* Start *

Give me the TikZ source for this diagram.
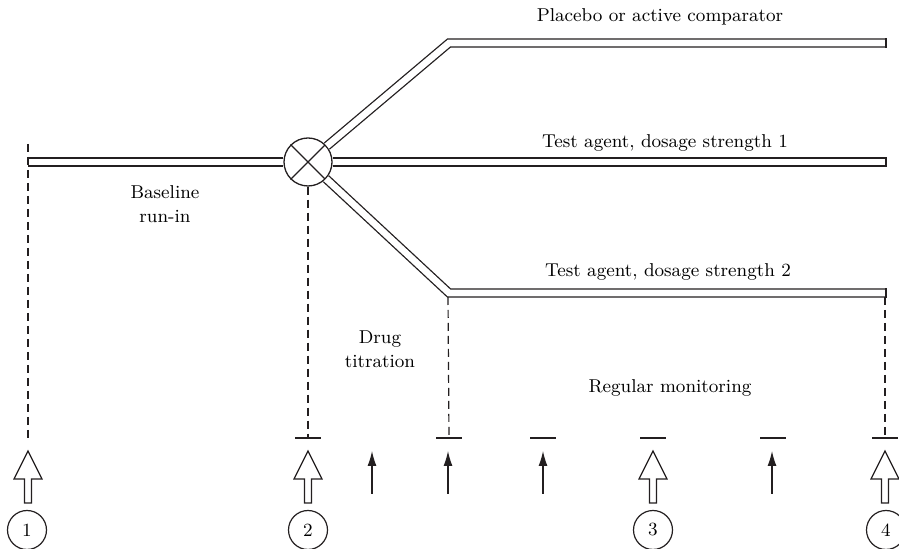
\documentclass[tikz,border=0pt]{standalone}
\usetikzlibrary{arrows.meta}
\definecolor{ink}{HTML}{231F20}

\tikzset{
  hollow/.pic={\draw[bigarrow] (0,0) -- (14,28) -- (3.5,28) -- (3.5,52) -- (-3.5,52) -- (-3.5,28) -- (-14,28) -- cycle;}
}

\begin{document}
\begin{tikzpicture}[x=0.5pt, y=-0.5pt, line join=miter, font=\fontsize{9.3}{12}\selectfont,
  arm/.style={draw=ink, line width=0.65pt, double=white, double distance=3.3pt},
  guide/.style={ink, line width=0.6pt, dash pattern=on 4pt off 2.5pt},
  tickbar/.style={ink, line width=0.7pt},
  visit/.style={circle, draw=ink, line width=0.6pt, minimum size=19.5pt, inner sep=0pt},
  dose/.style={-{Latex[length=7.5pt,width=4.5pt]}, ink, line width=0.6pt},
  bigarrow/.style={draw=ink, line width=0.6pt, fill=white}]
  % Marco
  \useasboundingbox (0,0) rectangle (899,549);

  % Parámetros
  \def\yarm{162}   % altura del brazo central
  \def\ytick{438}  % altura de las marcas
  \def\ytip{451}   % punta de las flechas

  % Aleatorización
  \node[circle, draw=ink, line width=0.65pt, minimum size=24pt, inner sep=0pt] (rand) at (308,\yarm) {};
  \draw[ink, line width=0.65pt] (rand.north west) -- (rand.south east);
  \draw[ink, line width=0.65pt] (rand.north east) -- (rand.south west);

  % Brazos del estudio
  \coordinate (start) at (28,\yarm);
  \coordinate (bendA) at (449,43);
  \coordinate (bendC) at (449,293);
  \coordinate (endA) at (886,43);
  \coordinate (endB) at (886,\yarm);
  \coordinate (endC) at (886,293);
  \draw[arm] (start) -- (rand);
  \draw[arm] (rand) -- (bendA) -- (endA);
  \draw[arm] (rand) -- (endB);
  \draw[arm] (rand) -- (bendC) -- (endC);
  \foreach \e in {endA,endB,endC}
    \draw[ink, line width=0.65pt] ([yshift=2.3pt]\e) -- ([yshift=-2.3pt]\e);

  % Textos
  \node (placebo) at (660,17) {Placebo or active comparator};
  \node (doseone) at (665,143) {Test agent, dosage strength 1};
  \node (dosetwo) at (668,272) {Test agent, dosage strength 2};
  \node[align=center] (runin) at (165,204) {Baseline\\run-in};
  \node[align=center] (titr) at (380,349) {Drug\\titration};
  \node (monit) at (670,388) {Regular monitoring};

  % Marcas de visita
  \foreach \x/\n in {308/t2,449/t3,543/t4,653/t5,773/t6,885/t7}
    \draw[tickbar] (\x-13,\ytick) -- (\x+13,\ytick) coordinate[pos=0.5] (\n);

  % Líneas guía
  \coordinate (g1) at (28,144);
  \coordinate (f1) at (28,438);
  \coordinate (g3) at (448,297);
  \coordinate (g7) at (885,297);
  \draw[guide] (g1) -- (f1);
  \draw[guide] (rand.south) -- (t2);
  \draw[guide] (g3) -- (t3);
  \draw[guide] (g7) -- (t7);

  % Flechas de visita principal
  \foreach \x in {28,308,653,885}
    \pic at (\x,\ytip) {hollow};

  % Flechas de dosis
  \foreach \x in {372,448,543,772}
    \draw[dose] (\x,494) -- (\x,\ytip);

  % Visitas numeradas
  \node[visit] (v1) at (27,530) {1};
  \node[visit] (v2) at (308,530) {2};
  \node[visit] (v3) at (653,530) {3};
  \node[visit] (v4) at (886,530) {4};
\end{tikzpicture}
\end{document}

* End *

# WHAT IS BEING ASKED:
Set the listing down in full and exactly. Pictures within it should not appear in the copy.

# REPLY TO THE EXERCISE:
Give me the TikZ source for this diagram.
\documentclass[tikz,border=0pt]{standalone}
\usetikzlibrary{arrows.meta}
\definecolor{ink}{HTML}{231F20}

\tikzset{
  hollow/.pic={\draw[bigarrow] (0,0) -- (14,28) -- (3.5,28) -- (3.5,52) -- (-3.5,52) -- (-3.5,28) -- (-14,28) -- cycle;}
}

\begin{document}
\begin{tikzpicture}[x=0.5pt, y=-0.5pt, line join=miter, font=\fontsize{9.3}{12}\selectfont,
  arm/.style={draw=ink, line width=0.65pt, double=white, double distance=3.3pt},
  guide/.style={ink, line width=0.6pt, dash pattern=on 4pt off 2.5pt},
  tickbar/.style={ink, line width=0.7pt},
  visit/.style={circle, draw=ink, line width=0.6pt, minimum size=19.5pt, inner sep=0pt},
  dose/.style={-{Latex[length=7.5pt,width=4.5pt]}, ink, line width=0.6pt},
  bigarrow/.style={draw=ink, line width=0.6pt, fill=white}]
  % Marco
  \useasboundingbox (0,0) rectangle (899,549);

  % Parámetros
  \def\yarm{162}   % altura del brazo central
  \def\ytick{438}  % altura de las marcas
  \def\ytip{451}   % punta de las flechas

  % Aleatorización
  \node[circle, draw=ink, line width=0.65pt, minimum size=24pt, inner sep=0pt] (rand) at (308,\yarm) {};
  \draw[ink, line width=0.65pt] (rand.north west) -- (rand.south east);
  \draw[ink, line width=0.65pt] (rand.north east) -- (rand.south west);

  % Brazos del estudio
  \coordinate (start) at (28,\yarm);
  \coordinate (bendA) at (449,43);
  \coordinate (bendC) at (449,293);
  \coordinate (endA) at (886,43);
  \coordinate (endB) at (886,\yarm);
  \coordinate (endC) at (886,293);
  \draw[arm] (start) -- (rand);
  \draw[arm] (rand) -- (bendA) -- (endA);
  \draw[arm] (rand) -- (endB);
  \draw[arm] (rand) -- (bendC) -- (endC);
  \foreach \e in {endA,endB,endC}
    \draw[ink, line width=0.65pt] ([yshift=2.3pt]\e) -- ([yshift=-2.3pt]\e);

  % Textos
  \node (placebo) at (660,17) {Placebo or active comparator};
  \node (doseone) at (665,143) {Test agent, dosage strength 1};
  \node (dosetwo) at (668,272) {Test agent, dosage strength 2};
  \node[align=center] (runin) at (165,204) {Baseline\\run-in};
  \node[align=center] (titr) at (380,349) {Drug\\titration};
  \node (monit) at (670,388) {Regular monitoring};

  % Marcas de visita
  \foreach \x/\n in {308/t2,449/t3,543/t4,653/t5,773/t6,885/t7}
    \draw[tickbar] (\x-13,\ytick) -- (\x+13,\ytick) coordinate[pos=0.5] (\n);

  % Líneas guía
  \coordinate (g1) at (28,144);
  \coordinate (f1) at (28,438);
  \coordinate (g3) at (448,297);
  \coordinate (g7) at (885,297);
  \draw[guide] (g1) -- (f1);
  \draw[guide] (rand.south) -- (t2);
  \draw[guide] (g3) -- (t3);
  \draw[guide] (g7) -- (t7);

  % Flechas de visita principal
  \foreach \x in {28,308,653,885}
    \pic at (\x,\ytip) {hollow};

  % Flechas de dosis
  \foreach \x in {372,448,543,772}
    \draw[dose] (\x,494) -- (\x,\ytip);

  % Visitas numeradas
  \node[visit] (v1) at (27,530) {1};
  \node[visit] (v2) at (308,530) {2};
  \node[visit] (v3) at (653,530) {3};
  \node[visit] (v4) at (886,530) {4};
\end{tikzpicture}
\end{document}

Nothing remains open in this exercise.